Волнует писателя и то, что в филологической науке "представительство" возобладало над "личностью": "Как переменилась за сто-полтораста лет литературная фактура книги, ее ценности!.. Тошнотворное школьное "представительство": Печорин – представитель "лишних людей", Чичиков – нарождающейся буржуазии, Лопахин – народившейся… Нам интересно то, чего они представители, раз они, даже в функции всего лишь представителей, оказались достаточно интересны… Герой книги не личность, а сюжет, история, в которую личность попала как представитель среды, в которой такие истории происходят…" [14: 22].
Таким образом, выступление автора филологического романа в трех ипостасях приводит к синергетическому эффекту расширения границ текста. Намеренное введение автором в роман литературоведческих, религиозно-философских, культурологических вставок способствует усилению иллюзии невыдуманности основного текста, глубине художественного исследования интеллектуально-культурной жизни общества описываемой эпохи.
Одна из характерных особенностей филологических романов – сознательное обнажение авторами литературных приемов, раскрытие секретов творческой лаборатории художника. Это обусловлено стремлением писателей к раскрытию героя-творца, к погружению филологически подготовленного читателя в иллюзорный мир творческих фантазий и открытий.
Эти попытки вывернуть наизнанку "нутро" творчества начались с русской филологической прозы 20-х годов XX века, в том числе с произведений В. Шкловского, В. Каверина, К. Ваганова.
Шкловский большое внимание уделял проблеме воздействия автора на читателя, побуждения его к со-творчеству: ему было важно, что читатель сам найдет и откроет в произведении, насколько глубоко его погружение в "иллюзию" реального существования героев.

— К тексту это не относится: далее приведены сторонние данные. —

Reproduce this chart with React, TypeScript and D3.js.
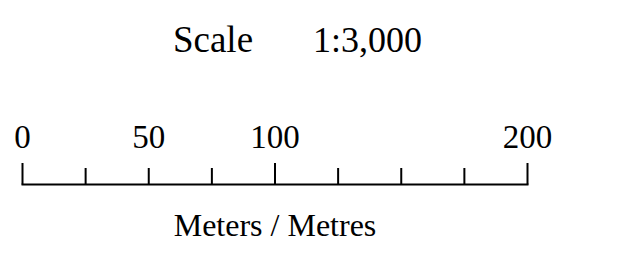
import { useRef, useEffect } from 'react';
import * as d3 from 'd3';

const scaleTitle = 'Scale';
const scaleRatio = '1:3,000';
const unitLabel = 'Meters / Metres';
const domainMax = 200;
const majorTicks = [0, 100, 200];
const minorTicks = [25, 50, 75, 125, 150, 175];
const tickLabels = [0, 50, 100, 200];

export default function App() {
  const containerRef = useRef<HTMLDivElement>(null);

  useEffect(() => {
    const container = containerRef.current;
    if (!container) return;
    d3.select(container).select('svg').remove();

    const width = 621;
    const height = 254;
    const font = "'Liberation Serif', 'Times New Roman', serif";

    const svg = d3
      .select(container)
      .append('svg')
      .attr('width', width)
      .attr('height', height)
      .style('display', 'block')
      .style('background', '#ffffff');

    const x = d3.scaleLinear().domain([0, domainMax]).range([22.5, 527.5]);
    const barY = 184.5;

    // Title
    svg
      .append('text')
      .attr('x', 213)
      .attr('y', 52)
      .attr('text-anchor', 'middle')
      .attr('font-family', font)
      .attr('font-size', 37)
      .attr('fill', '#000')
      .text(scaleTitle);

    svg
      .append('text')
      .attr('x', 313)
      .attr('y', 52)
      .attr('font-family', font)
      .attr('font-size', 36)
      .attr('fill', '#000')
      .text(scaleRatio);

    // Bar
    svg
      .append('line')
      .attr('x1', x(0) - 1)
      .attr('x2', x(domainMax) + 1)
      .attr('y1', barY)
      .attr('y2', barY)
      .attr('stroke', '#000')
      .attr('stroke-width', 2);

    svg
      .selectAll('.major')
      .data(majorTicks)
      .enter()
      .append('line')
      .attr('x1', (d) => x(d))
      .attr('x2', (d) => x(d))
      .attr('y1', 163)
      .attr('y2', barY)
      .attr('stroke', '#000')
      .attr('stroke-width', 2);

    svg
      .selectAll('.minor')
      .data(minorTicks)
      .enter()
      .append('line')
      .attr('x1', (d) => x(d))
      .attr('x2', (d) => x(d))
      .attr('y1', 168)
      .attr('y2', barY)
      .attr('stroke', '#000')
      .attr('stroke-width', 2);

    // Tick labels
    svg
      .selectAll('.label')
      .data(tickLabels)
      .enter()
      .append('text')
      .attr('x', (d) => x(d))
      .attr('y', 148)
      .attr('text-anchor', 'middle')
      .attr('font-family', font)
      .attr('font-size', 33)
      .attr('fill', '#000')
      .text((d) => String(d));

    // Unit label
    svg
      .append('text')
      .attr('x', x(100))
      .attr('y', 236)
      .attr('text-anchor', 'middle')
      .attr('font-family', font)
      .attr('font-size', 32)
      .attr('fill', '#000')
      .text(unitLabel);
  }, []);

  return (
    <div style={{ margin: -8 }}>
      <div ref={containerRef} />
    </div>
  );
}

В. Каверин удивительно тонко описал в романе "Двухчасовая прогулка", как в процессе творчества реализуется замысел писателя: "Но вот начинается строгий отбор, вспоминаются характеры, обдумываются взаимоотношения – будущая книга еще раскачивается, как высотный дом во время землетрясения. Еще не найдена таинственная связь, которая должна заставить читателя листать страницу за страницей, а между тем уже приходит день, когда кажется, что обдумал все, приходит вместе с уверенностью, что перемены неизбежны…" [81: 262].
Откровенно и с определенной долей иронии о создании мира выдуманных героев рассказывает К. Вагинов в романе "Труды и дни Свистонова": "Свистонов работал… Он просто брал человека и переводил его. Но так как он обладал талантом, и так как для него не было принципиального различия между живыми и мертвыми, и так как у него был свой мир идей, то получалось все в невиданном и странном освещении" [5: 80].

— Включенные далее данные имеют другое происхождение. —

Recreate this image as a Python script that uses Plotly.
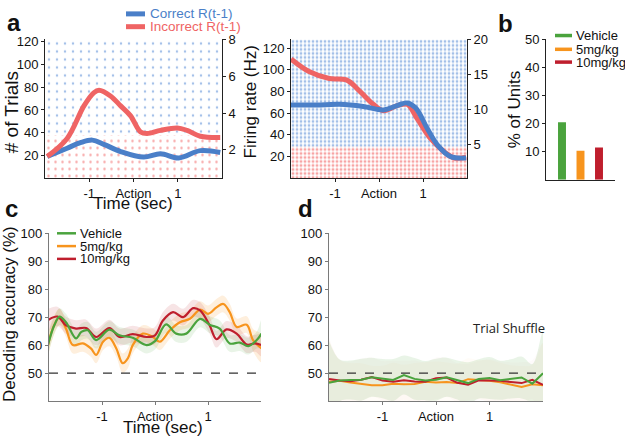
import plotly.graph_objects as go

W, H = 625, 436
FONT = "Liberation Sans, Arial, Helvetica, sans-serif"

# ---------------- Panel a (left neuron) ----------------
a1_red_t = [-1.95, -1.5, -1.12, -0.9, -0.78, -0.52, -0.29, -0.07, 0.16, 0.31, 0.61, 0.99, 1.21, 1.51, 1.96]
a1_red_fr = [1.64, 2.62, 4.39, 5.1, 5.24, 4.93, 4.39, 3.86, 2.97, 2.89, 3.06, 3.19, 3.06, 2.74, 2.67]
a1_blue_t = [-1.95, -1.5, -1.2, -0.93, -0.67, -0.29, 0.23, 0.61, 1.02, 1.51, 1.96]
a1_blue_fr = [1.64, 2.09, 2.39, 2.53, 2.3, 1.91, 1.61, 1.79, 1.56, 1.96, 1.86]

# ---------------- Panel a (right neuron) ----------------
a2_red_t = [-2.0, -1.59, -1.13, -0.74, -0.44, -0.13, 0.1, 0.41, 0.64, 0.87, 1.17, 1.48, 1.71, 1.98]
a2_red_fr = [17.2, 15.4, 14.4, 14.2, 12.6, 10.7, 9.77, 10.5, 10.7, 8.6, 5.8, 3.9, 3.0, 3.1]
a2_blue_t = [-2.0, -1.43, -0.9, -0.36, 0.1, 0.41, 0.64, 0.83, 1.1, 1.33, 1.63, 1.98]
a2_blue_fr = [10.6, 10.6, 10.7, 10.4, 9.9, 10.5, 10.9, 10.2, 7.2, 4.86, 3.2, 3.0]

# raster: trial blocks (incorrect trials at bottom, correct above) and spike density per time bin
raster_bins = [-2.0, -1.5, -1.0, -0.5, 0.0, 0.5, 1.0, 1.5, 2.0]
a1_incorrect_trials = [0, 38]
a1_correct_trials = [38, 122]
a1_incorrect_density = [0.10, 0.13, 0.15, 0.13, 0.11, 0.10, 0.10, 0.10]
a1_correct_density = [0.075, 0.085, 0.085, 0.075, 0.07, 0.065, 0.075, 0.07]
a2_incorrect_trials = [0, 29]
a2_correct_trials = [29, 128]
a2_incorrect_density = [0.44, 0.44, 0.44, 0.44, 0.44, 0.44, 0.42, 0.40]
a2_correct_density = [0.38, 0.38, 0.38, 0.36, 0.34, 0.29, 0.18, 0.13]

# ---------------- Panel b ----------------
groups = ["Vehicle", "5mg/kg", "10mg/kg"]
pct_units = [20.5, 10.3, 11.5]

# ---------------- Panel c ----------------
c_veh_t = [-2.03, -1.9, -1.8, -1.68, -1.49, -1.39, -1.27, -1.11, -0.86, -0.67, -0.42, -0.16, 0.0, 0.21, 0.4, 0.59, 0.85, 1.03, 1.22, 1.41, 1.6, 1.76, 1.92, 2.01]
c_veh = [59.4, 67.1, 70.2, 68.2, 62.4, 64.7, 65.3, 61.8, 65.5, 63.5, 62.6, 60.0, 61.4, 67.4, 64.1, 64.1, 69.4, 67.3, 65.9, 60.6, 60.9, 59.6, 61.8, 64.1]
c_veh_sem = [4, 3, 3, 3, 3, 3, 3, 3, 3, 3, 3, 3, 3, 3, 3, 3, 3, 3, 3, 3, 3, 3, 3, 5]
c_5_t = [-2.03, -1.93, -1.8, -1.68, -1.55, -1.36, -1.21, -1.11, -0.98, -0.86, -0.73, -0.61, -0.51, -0.42, -0.23, -0.04, 0.09, 0.28, 0.47, 0.66, 0.85, 1.0, 1.16, 1.29, 1.41, 1.54, 1.73, 1.85, 2.01]
c_5 = [58.8, 65.9, 70.0, 65.9, 60.0, 60.6, 58.8, 56.5, 61.2, 62.6, 58.8, 53.5, 55.3, 60.0, 64.1, 62.9, 61.2, 65.3, 68.2, 69.4, 72.7, 71.2, 73.5, 74.7, 71.8, 66.5, 67.3, 61.8, 58.8]
c_5_sem = [4, 3.5, 3, 3, 3, 3, 3, 3, 3, 3, 3, 3.5, 3.5, 3, 3, 3, 3, 3, 3, 3, 3, 3, 3, 3, 3, 3, 3, 4, 5]
c_10_t = [-2.03, -1.84, -1.68, -1.49, -1.3, -1.11, -0.86, -0.67, -0.42, -0.16, 0.0, 0.15, 0.34, 0.53, 0.72, 0.85, 1.03, 1.16, 1.35, 1.54, 1.73, 1.89, 2.01]
c_10 = [68.8, 70.2, 67.1, 65.9, 66.1, 62.9, 66.1, 62.9, 63.9, 62.9, 63.5, 68.8, 71.8, 70.0, 73.2, 72.4, 67.1, 62.1, 65.6, 64.1, 60.2, 60.6, 60.0]
c_10_sem = [4, 3.5, 3, 3, 3, 3, 3, 3, 3, 3, 3, 3, 3, 3, 3, 3, 3, 3, 3, 3, 3, 3, 4]

# ---------------- Panel d (trial shuffle) ----------------
d_t = [-2.0, -1.8, -1.6, -1.4, -1.2, -1.0, -0.8, -0.6, -0.4, -0.2, 0.0, 0.2, 0.4, 0.6, 0.8, 1.0, 1.2, 1.4, 1.6, 1.8, 2.0]
d_veh = [46.5, 47.3, 47.5, 47.6, 48.5, 48.0, 47.5, 49.3, 47.9, 47.3, 47.6, 48.5, 47.5, 46.4, 47.9, 48.2, 47.4, 47.9, 48.4, 46.2, 49.9]
d_5 = [46.9, 47.2, 46.6, 46.0, 45.6, 45.6, 46.2, 46.0, 46.1, 46.9, 46.6, 46.8, 46.4, 47.8, 47.6, 47.2, 46.7, 45.8, 45.0, 46.0, 45.6]
d_10 = [47.9, 47.3, 47.1, 47.6, 48.6, 47.3, 46.9, 47.4, 47.0, 46.9, 48.1, 48.4, 46.5, 45.8, 47.4, 47.4, 47.2, 46.8, 46.4, 47.6, 45.8]
d_sem = [15, 7.5, 7, 7.5, 7, 7, 7.5, 7, 7.5, 7, 7.5, 7, 7, 7.5, 7, 7.5, 7, 7, 7.5, 7, 15]

chance = 50
time_ticks = [-1, 0, 1]
time_ticktext = ["-1", "Action", "1"]

BLUE = "#4a7fc8"
RED_A = "#ef6464"
BLUE_DOT = "#4a82d2"
RED_DOT = "#f04c4c"
GREEN = "#4aa33d"
ORANGE = "#f7941d"
RED = "#bf1e2d"


def rgba(h, a):
    h = h.lstrip("#")
    return "rgba(%d,%d,%d,%s)" % (int(h[0:2], 16), int(h[2:4], 16), int(h[4:6], 16), a)


fig = go.Figure()


def raster(xa, ya, trials, dens, color, cell):
    for i in range(len(dens)):
        t0, t1 = raster_bins[i], raster_bins[i + 1]
        lo, hi = trials
        fig.add_trace(go.Scatter(
            x=[t0, t1, t1, t0, t0], y=[lo, lo, hi, hi, lo], xaxis=xa, yaxis=ya,
            mode="lines", line=dict(width=0), fill="toself", fillcolor="rgba(0,0,0,0)",
            fillpattern=dict(shape=".", fgcolor=color, bgcolor="rgba(0,0,0,0)",
                             size=cell, solidity=dens),
            hoverinfo="skip", showlegend=False))


raster("x", "y", a1_incorrect_trials, a1_incorrect_density, RED_DOT, 7)
raster("x", "y", a1_correct_trials, a1_correct_density, BLUE_DOT, 8)
raster("x2", "y3", a2_incorrect_trials, a2_incorrect_density, RED_DOT, 4)
raster("x2", "y3", a2_correct_trials, a2_correct_density, BLUE_DOT, 4)

# firing-rate curves
fig.add_trace(go.Scatter(x=a1_blue_t, y=a1_blue_fr, xaxis="x", yaxis="y2", mode="lines",
                         line=dict(color=BLUE, width=5, shape="spline", smoothing=1.0)))
fig.add_trace(go.Scatter(x=a1_red_t, y=a1_red_fr, xaxis="x", yaxis="y2", mode="lines",
                         line=dict(color=RED_A, width=5, shape="spline", smoothing=1.0)))
fig.add_trace(go.Scatter(x=a2_red_t, y=a2_red_fr, xaxis="x2", yaxis="y4", mode="lines",
                         line=dict(color=RED_A, width=5, shape="spline", smoothing=1.0)))
fig.add_trace(go.Scatter(x=a2_blue_t, y=a2_blue_fr, xaxis="x2", yaxis="y4", mode="lines",
                         line=dict(color=BLUE, width=5, shape="spline", smoothing=1.0)))

# panel b bars
fig.add_trace(go.Bar(x=[0, 1, 2], y=pct_units, width=0.43, xaxis="x3", yaxis="y5",
                     marker=dict(color=[GREEN, ORANGE, RED], line=dict(width=0))))


# panel c and d bands + lines
def band(t, m, s, color, xa, ya, alpha):
    up = [a + b for a, b in zip(m, s)]
    lo = [a - b for a, b in zip(m, s)]
    fig.add_trace(go.Scatter(x=t + t[::-1], y=up + lo[::-1], xaxis=xa, yaxis=ya, mode="lines",
                             line=dict(width=0, shape="spline"), fill="toself",
                             fillcolor=rgba(color, alpha), hoverinfo="skip"))


band(c_5_t, c_5, c_5_sem, ORANGE, "x4", "y6", 0.15)
band(c_10_t, c_10, c_10_sem, RED, "x4", "y6", 0.12)
band(c_veh_t, c_veh, c_veh_sem, GREEN, "x4", "y6", 0.12)
for t, m, col in [(c_5_t, c_5, ORANGE), (c_10_t, c_10, RED), (c_veh_t, c_veh, GREEN)]:
    fig.add_trace(go.Scatter(x=t, y=m, xaxis="x4", yaxis="y6", mode="lines",
                             line=dict(color=col, width=2.2, shape="spline", smoothing=1.0)))

band(d_t, d_5, d_sem, ORANGE, "x5", "y7", 0.03)
band(d_t, d_10, d_sem, RED, "x5", "y7", 0.02)
band(d_t, d_veh, d_sem, GREEN, "x5", "y7", 0.12)
for m, col in [(d_5, ORANGE), (d_10, RED), (d_veh, GREEN)]:
    fig.add_trace(go.Scatter(x=d_t, y=m, xaxis="x5", yaxis="y7", mode="lines",
                             line=dict(color=col, width=2)))


def xd(a, b):
    return [a / W, b / W]


def yd(top, bottom):
    return [1 - bottom / H, 1 - top / H]


tickfont = dict(family=FONT, size=13, color="#111")
common = dict(showgrid=False, zeroline=False, showline=True, ticks="outside", ticklen=3,
              tickwidth=1, tickfont=tickfont)
blk = dict(linecolor="#222", tickcolor="#222", linewidth=1)
gry = dict(linecolor="#7a7a7a", tickcolor="#7a7a7a", linewidth=1.2)

layout = dict(
    width=W, height=H, margin=dict(l=0, r=0, t=0, b=0),
    paper_bgcolor="white", plot_bgcolor="white", showlegend=False,
    font=dict(family=FONT, color="#111"),
    xaxis=dict(domain=xd(45, 222), anchor="y", range=[-2, 2], tickvals=time_ticks,
               ticktext=time_ticktext, **common, **blk),
    yaxis=dict(domain=yd(33, 174), anchor="x", range=[0, 122], tickvals=[20, 40, 60, 80, 100, 120],
               **common, **blk),
    yaxis2=dict(overlaying="y", anchor="x", side="right", range=[0.46, 8.0], tickvals=[2, 4, 6, 8],
                **common, **blk),
    xaxis2=dict(domain=xd(291, 467), anchor="y3", range=[-2, 2], tickvals=time_ticks,
                ticktext=time_ticktext, **common, **blk),
    yaxis3=dict(domain=yd(33, 174), anchor="x2", range=[0, 128], tickvals=[20, 40, 60, 80, 100, 120],
                **common, **blk),
    yaxis4=dict(overlaying="y3", anchor="x2", side="right", range=[0.1, 20], tickvals=[5, 10, 15, 20],
                **common, **blk),
    xaxis3=dict(domain=xd(546, 615), anchor="y5", range=[-0.865, 2.865], showgrid=False, zeroline=False,
                showline=True, showticklabels=False, ticks="", **blk),
    yaxis5=dict(domain=yd(33, 175.5), anchor="x3", range=[0, 50], tickvals=[10, 20, 30, 40, 50],
                **common, **blk),
    xaxis4=dict(domain=xd(49, 261), anchor="y6", range=[-2, 2], tickvals=time_ticks,
                ticktext=time_ticktext, **common, **gry),
    yaxis6=dict(domain=yd(230, 400.4), anchor="x4", range=[40, 100], tickvals=[50, 60, 70, 80, 90, 100],
                **common, **gry),
    xaxis5=dict(domain=xd(329, 543), anchor="y7", range=[-2, 2], tickvals=time_ticks,
                ticktext=time_ticktext, **common, **gry),
    yaxis7=dict(domain=yd(230, 400.4), anchor="x5", range=[40, 100], tickvals=[50, 60, 70, 80, 90, 100],
                **common, **gry),
)

shapes = [
    dict(type="line", xref="x4 domain", yref="y6", x0=0, x1=1, y0=chance, y1=chance,
         line=dict(color="#333", width=1.2, dash="dash")),
    dict(type="line", xref="x5 domain", yref="y7", x0=0, x1=1, y0=chance, y1=chance,
         line=dict(color="#333", width=1.2, dash="dash")),
]
annotations = []


def txt(x, y, s, size, color="#111", bold=False, angle=0, xanchor="center", family=FONT):
    annotations.append(dict(x=x / W, y=1 - y / H, xref="paper", yref="paper", text=("<b>%s</b>" % s) if bold else s,
                            showarrow=False, font=dict(family=family, size=size, color=color),
                            textangle=angle, xanchor=xanchor, yanchor="middle"))


def legend_key(x0, x1, y, color, width):
    shapes.append(dict(type="line", xref="paper", yref="paper", x0=x0 / W, x1=x1 / W,
                       y0=1 - y / H, y1=1 - y / H, line=dict(color=color, width=width)))


# panel a legend
for (lab, col), yy in zip([("Correct R(t-1)", BLUE), ("Incorrect R(t-1)", RED_A)], [7, 20]):
    legend_key(126, 145, yy, col, 5)
    txt(148, yy, lab, 13.5, color=col, xanchor="left")
# panel b legend
for lab, col, yy in zip(groups, [GREEN, ORANGE, RED], [29, 43, 56]):
    legend_key(555, 572, yy, col, 3.5)
    txt(574, yy, lab, 13, xanchor="left")
# panel c legend
for lab, col, yy in zip(groups, [GREEN, ORANGE, RED], [230, 243, 256]):
    legend_key(57, 76, yy, col, 2.5)
    txt(78, yy, lab, 13, xanchor="left")

# titles
txt(11, 107, "# of Trials", 19, angle=-90)
txt(250, 97, "Firing rate (Hz)", 17, angle=-90)
txt(133, 200, "Time (sec)", 17)
txt(514, 105, "% of Units", 17, angle=-90)
txt(10, 312, "Decoding accuracy (%)", 17, angle=-90)
txt(163, 427.5, "Time (sec)", 17)
txt(509, 326, "Trial Shuffle", 13, color="#222", family="Open Sans, Lato, sans-serif")

# panel letters
txt(14, 16, "a", 24, bold=True)
txt(505, 17, "b", 24, bold=True)
txt(11, 205, "c", 24, bold=True)
txt(305, 205, "d", 24, bold=True)

layout["shapes"] = shapes
layout["annotations"] = annotations
fig.update_layout(**layout)
post = ("document.documentElement.style.margin='0';document.body.style.margin='0';"
        "document.body.style.padding='0';"
        "var g=document.querySelector('.plotly-graph-div');"
        "g.style.position='fixed';g.style.top='0px';g.style.left='0px';")
fig.write_html("out.html", config={"displayModeBar": False}, post_script=post)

Традиции филологической прозы 20-х годов по намеренному обнажению литературных приемов были продолжены и творчески переработаны писателями-постмод ернистами, пытавшимися свое восприятие хаотичности мира транслировать читателю через сознательно организованный хаос художественного произведения. Скептическое отношение к любым авторитетам привело, в том числе, к подчеркиванию условности художественно-изобразительных средств путем приобщения читателя к решению узко специализированных филологических загадок. Широко открывает двери своей "писательской мастерской" А. Битов в романе "Пушкинский Дом". Предметами его откровенных размышлений становятся вопросы изобретения сюжета, взаимоотношения автора и главного героя, "тайны" стиля писателя. Говоря об этой особенности, И. Скоропанова отмечает: "Не случайно одно из альтернативных жанровых определений романа… роман-модель: строительные "балки", "арматура" в нем не запрятаны, а сознательно обнажены. Тем самым писатель не позволяет смешивать жизнь и искусство, как бы настаивает на его автономности, напоминает, что мы имеем дело с реальностью литературной, где действуют свои законы, по которым и нужно судить художественное произведение" [136: 141].

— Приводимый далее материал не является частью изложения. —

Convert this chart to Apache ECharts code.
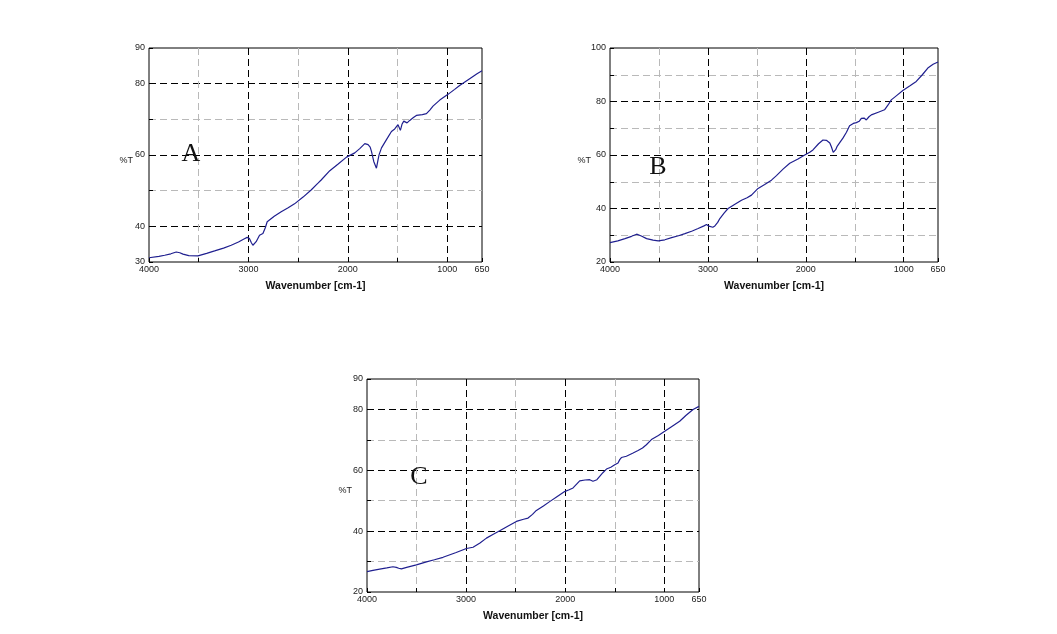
<!DOCTYPE html>
<html>
<head>
<meta charset="utf-8">
<script src="https://cdn.jsdelivr.net/npm/echarts@6/dist/echarts.min.js"></script>
<style>
html,body{margin:0;padding:0;background:#fff;}
#chart{width:1057px;height:634px;}
</style>
</head>
<body>
<div id="chart"></div>
<script>
// ---- Data (wavenumber cm-1, %T) ----
var wnA = [4000,3900,3842,3780,3726,3690,3658,3600,3508,3420,3340,3250,3173,3100,3040,3012,2990,2970,2955,2935,2922,2888,2854,2830,2811,2740,2670,2600,2536,2450,2369,2300,2268,2181,2100,2013,1930,1880,1829,1796,1775,1762,1739,1712,1695,1685,1661,1611,1561,1528,1495,1471,1455,1437,1404,1377,1340,1310,1250,1209,1175,1143,1075,992,925,875,774,700,650];
var tA  = [31.2,31.6,31.9,32.3,32.8,32.6,32.2,31.8,31.7,32.4,33.1,33.9,34.7,35.6,36.5,36.9,36.6,35.4,34.7,35.0,35.7,37.5,38.0,39.6,41.3,42.8,44.1,45.2,46.3,48.2,50.2,52.1,53.0,55.6,57.4,59.4,60.6,61.8,63.2,62.9,62.2,61.0,58.2,56.3,58.8,60.1,62.0,64.3,66.6,67.3,68.5,66.9,68.6,69.5,69.0,69.7,70.5,71.1,71.3,71.6,72.6,73.7,75.4,77.0,78.4,79.5,81.4,82.8,83.6];

var wnB = [4000,3920,3847,3780,3728,3680,3626,3560,3507,3440,3371,3300,3235,3160,3100,3040,3014,2990,2970,2950,2929,2900,2878,2835,2794,2720,2657,2600,2555,2488,2420,2351,2300,2230,2164,2080,2011,1960,1927,1870,1825,1790,1774,1755,1739,1720,1712,1695,1682,1650,1621,1585,1553,1515,1484,1455,1433,1405,1382,1355,1331,1260,1196,1160,1127,1070,1009,940,872,810,754,700,650];
var tB  = [27.25,27.9,28.75,29.6,30.4,29.7,28.75,28.2,27.9,28.3,29.1,29.8,30.6,31.6,32.5,33.5,34.0,33.4,32.9,33.0,33.5,34.8,36.25,38.3,40.0,41.7,43.1,44.0,45.0,47.5,49.0,50.6,52.3,54.8,56.9,58.5,60.0,61.0,61.9,64.2,65.6,65.5,65.4,64.5,63.1,61.0,60.6,62.0,63.1,64.8,66.3,68.5,70.9,71.8,72.1,72.6,73.7,73.8,73.1,74.3,75.0,76.0,76.9,78.7,80.6,82.3,84.1,85.8,87.5,90.0,92.5,93.9,94.75];

var wnC = [4000,3940,3872,3800,3738,3704,3680,3653,3600,3502,3400,3320,3233,3100,2997,2930,2860,2795,2730,2661,2580,2493,2420,2375,2358,2330,2291,2220,2157,2080,2006,1960,1921,1880,1854,1800,1753,1720,1702,1680,1652,1620,1584,1540,1500,1467,1450,1433,1383,1320,1265,1220,1181,1130,1060,996,920,845,780,710,650];
var tC  = [26.7,27.1,27.5,27.9,28.3,28.1,27.8,27.6,28.1,28.9,29.9,30.6,31.4,33.0,34.3,34.7,36.1,37.7,38.9,40.1,41.6,43.2,43.9,44.3,43.8,45.5,46.8,48.3,49.7,51.4,53.0,53.6,54.2,55.6,56.5,56.8,56.9,56.4,55.8,56.9,58.0,59.2,60.4,61.0,61.8,62.4,63.5,64.2,64.6,65.6,66.5,67.3,68.4,70.1,71.4,72.8,74.5,76.1,78.1,80.0,81.0];

var panelLetters = ['A','B','C'];
var yRanges = [[30,90],[20,100],[20,90]];
var xRange = [650,4000];
var xLabelValues = [4000,3000,2000,1000,650];
var xTitle = 'Wavenumber [cm-1]';
var yTitle = '%T';

// ---- Layout ----
var grids = [
  {left:149, top:48, width:333, height:214},
  {left:610, top:48, width:328, height:214},
  {left:367, top:379, width:332, height:213}
];
var letterPos = [[191,154],[658,167],[419,477]];
var yTitlePos = [[133,161],[591,161],[352,491]];

var series = [[wnA,tA],[wnB,tB],[wnC,tC]];
var BLACK = '#000';
var GRAY = '#b9b9b9';
var labelColor = '#222';

var option = {
  backgroundColor:'#fff',
  animation:false,
  grid:[], xAxis:[], yAxis:[], series:[], graphic:[]
};

series.forEach(function(s, i){
  var g = grids[i];
  option.grid.push({left:g.left, top:g.top, width:g.width, height:g.height,
    show:true, borderColor:'#000', borderWidth:1, backgroundColor:'transparent', containLabel:false});
  // x axis in negated wavenumber so 4000 is at left
  option.xAxis.push({
    type:'value', gridIndex:i, min:-xRange[1], max:-xRange[0], interval:500,
    axisLine:{show:false},
    axisTick:{show:true, inside:true, length:4, lineStyle:{color:'#000'}},
    axisLabel:{color:labelColor, fontSize:9, fontFamily:'Liberation Sans, Arial', margin:3,
      showMinLabel:true, showMaxLabel:true,
      formatter:function(v){ return xLabelValues.indexOf(-v) >= 0 ? String(-v) : ''; }},
    splitLine:{show:true, showMinLine:false, showMaxLine:false,
      lineStyle:{color:[GRAY, BLACK], type:[7,4], width:1}},
    name:xTitle, nameLocation:'middle', nameGap:19,
    nameTextStyle:{color:'#111', fontSize:10.5, fontWeight:'bold', fontFamily:'Liberation Sans, Arial'}
  });
  var yr = yRanges[i];
  var startGray = ((yr[0] + 10) % 20 !== 0); // first interior line colour
  option.yAxis.push({
    type:'value', gridIndex:i, min:yr[0], max:yr[1], interval:10,
    axisLine:{show:false},
    axisTick:{show:true, inside:true, length:4, lineStyle:{color:'#000'}},
    axisLabel:{color:labelColor, fontSize:9, fontFamily:'Liberation Sans, Arial', margin:4,
      showMinLabel:true, showMaxLabel:true,
      formatter:(function(mn,mx){ return function(v){ return (v===mn||v===mx||v%20===0) ? String(v) : ''; }; })(yr[0],yr[1])},
    splitLine:{show:true, showMinLine:false, showMaxLine:false,
      lineStyle:{color: startGray ? [GRAY, BLACK] : [BLACK, GRAY], type:[7,4], width:1}}
  });
  var data = s[0].map(function(w, k){ return [-w, s[1][k]]; });
  option.series.push({
    type:'line', xAxisIndex:i, yAxisIndex:i, data:data, showSymbol:false, symbol:'none',
    lineStyle:{color:'#1f1f8f', width:1.2}, smooth:false, z:5
  });
  option.graphic.push({
    type:'text', x:letterPos[i][0], y:letterPos[i][1], z:10,
    style:{text:panelLetters[i], fill:'#111', font:'26px "Liberation Serif", "DejaVu Serif", serif', align:'center', verticalAlign:'middle'}
  });
  option.graphic.push({
    type:'text', x:yTitlePos[i][0], y:yTitlePos[i][1], z:10,
    style:{text:yTitle, fill:'#222', font:'9px "Liberation Sans", Arial, sans-serif', align:'right', verticalAlign:'middle'}
  });
});

var chart = echarts.init(document.getElementById('chart'), null, {renderer:'canvas'});
chart.setOption(option);
</script>
</body>
</html>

Рассказывая читателю об использовании приема "композиционного кольца" в романе, А. Битов неоднократно обращается к образу самого кольца: "… весь Левин сюжет легко свертывается кольцами, образуя как бы бухту каната или спящую змею" [4:216]; "…И потому еще кольцо, что тут все трое из треугольника как бы схватились за руки и… началась цепочка, по которой, если один делал гадость другому, то тот незамедлительно передавал его третьему, а третий возвращал первому, и, в конце концов, все закрутилось на одном месте, как заскочившая пластинка…" [4: 216]; "…повествование покончит с собой, как скорпион, ибо и скорпион образует кольцо в этот свой последний момент…" [4: 303]. Неслучайность кольцевого построения сюжета писатель поясняет уже в конце романа: "Когда симметрия была достроена и прошлое в зеркале настоящего увидело отражение будущего; когда начало повторило конец и сомкнулось, как скорпион, в кольцо… когда кончился роман и начался авторский произвол… уже тогда… воровал автор у собственной жизни каждую последующую главу и писал ее исключительно за счет тех событий, что успевали произойти за время написания предыдущей" [4: 451].